But that oral history is backed by physical evidence found in the shipwrecks, Kenny said. Today, Inuit knowledge is a critical source for piecing together what happened to the men on the expedition.

“The answers were always there,” Kenny said. “Being able to provide these indigenous accounts that are supported by other artifacts is huge.”

“Death in the Ice” provides Inuit oral histories in English and Inuktitut, a primary Inuit language in Canada. The exhibition is timely because it coincides with an ongoing archaeological dig in Canada, Decker said.

Anchorage is the fourth and last stop for this international exhibition.

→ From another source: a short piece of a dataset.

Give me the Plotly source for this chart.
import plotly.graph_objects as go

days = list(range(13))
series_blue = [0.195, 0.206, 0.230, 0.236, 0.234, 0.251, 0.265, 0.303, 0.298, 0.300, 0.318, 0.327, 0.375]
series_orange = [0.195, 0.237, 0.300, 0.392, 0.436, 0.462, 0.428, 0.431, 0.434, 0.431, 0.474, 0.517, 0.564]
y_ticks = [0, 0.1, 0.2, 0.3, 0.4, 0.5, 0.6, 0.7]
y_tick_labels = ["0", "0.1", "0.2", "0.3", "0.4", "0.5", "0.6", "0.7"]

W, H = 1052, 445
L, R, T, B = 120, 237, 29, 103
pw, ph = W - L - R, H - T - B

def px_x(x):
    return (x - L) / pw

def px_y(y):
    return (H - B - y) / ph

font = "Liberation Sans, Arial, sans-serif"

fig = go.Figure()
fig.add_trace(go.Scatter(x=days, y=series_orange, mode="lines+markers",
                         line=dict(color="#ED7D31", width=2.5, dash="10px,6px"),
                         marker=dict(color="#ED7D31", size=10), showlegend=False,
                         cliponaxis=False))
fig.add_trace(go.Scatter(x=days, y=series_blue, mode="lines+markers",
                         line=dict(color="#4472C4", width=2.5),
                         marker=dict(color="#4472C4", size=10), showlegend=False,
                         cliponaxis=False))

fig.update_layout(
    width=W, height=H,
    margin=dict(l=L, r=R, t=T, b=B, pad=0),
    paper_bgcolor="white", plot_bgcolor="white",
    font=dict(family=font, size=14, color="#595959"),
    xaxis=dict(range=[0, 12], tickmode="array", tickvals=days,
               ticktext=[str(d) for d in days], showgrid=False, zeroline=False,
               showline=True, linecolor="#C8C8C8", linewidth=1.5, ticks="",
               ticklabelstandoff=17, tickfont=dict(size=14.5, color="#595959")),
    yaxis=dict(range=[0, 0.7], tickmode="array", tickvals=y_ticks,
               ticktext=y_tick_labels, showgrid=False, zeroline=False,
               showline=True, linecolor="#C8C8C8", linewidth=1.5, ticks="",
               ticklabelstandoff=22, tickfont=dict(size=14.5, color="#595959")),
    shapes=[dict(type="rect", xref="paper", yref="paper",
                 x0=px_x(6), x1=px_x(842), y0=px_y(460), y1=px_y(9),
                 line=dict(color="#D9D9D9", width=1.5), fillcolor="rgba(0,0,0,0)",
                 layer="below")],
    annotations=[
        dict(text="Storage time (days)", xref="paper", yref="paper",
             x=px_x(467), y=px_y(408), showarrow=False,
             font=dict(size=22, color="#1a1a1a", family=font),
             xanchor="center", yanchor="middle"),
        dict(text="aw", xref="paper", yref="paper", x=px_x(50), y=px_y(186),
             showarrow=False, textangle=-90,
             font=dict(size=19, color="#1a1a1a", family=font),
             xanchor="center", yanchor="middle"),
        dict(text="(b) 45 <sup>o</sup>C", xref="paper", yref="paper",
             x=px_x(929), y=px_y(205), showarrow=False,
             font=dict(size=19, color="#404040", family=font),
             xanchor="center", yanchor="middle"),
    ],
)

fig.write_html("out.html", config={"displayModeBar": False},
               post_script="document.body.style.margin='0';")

After “Death in the Ice” is on display in Anchorage, its artifacts will be returned to its owners, which includes the Canadian Museum of History and the National Maritime Museum.

— — — — — — — — — — — — — — — — — — — — — — — —

“Death in the Ice: The Mystery of the Franklin Expedition” is on display until Sept. 29. Admission is $5 plus the original museum fee. It is free for museum members.

Member-Exclusive: Death in the Ice: This members-only event will feature experts involved in “Death in the Ice,” as well as refreshments and appetizers. Afterward attendees can go on a self-guided tour through the exhibition. Free for members. 6-8 p.m. Thursday.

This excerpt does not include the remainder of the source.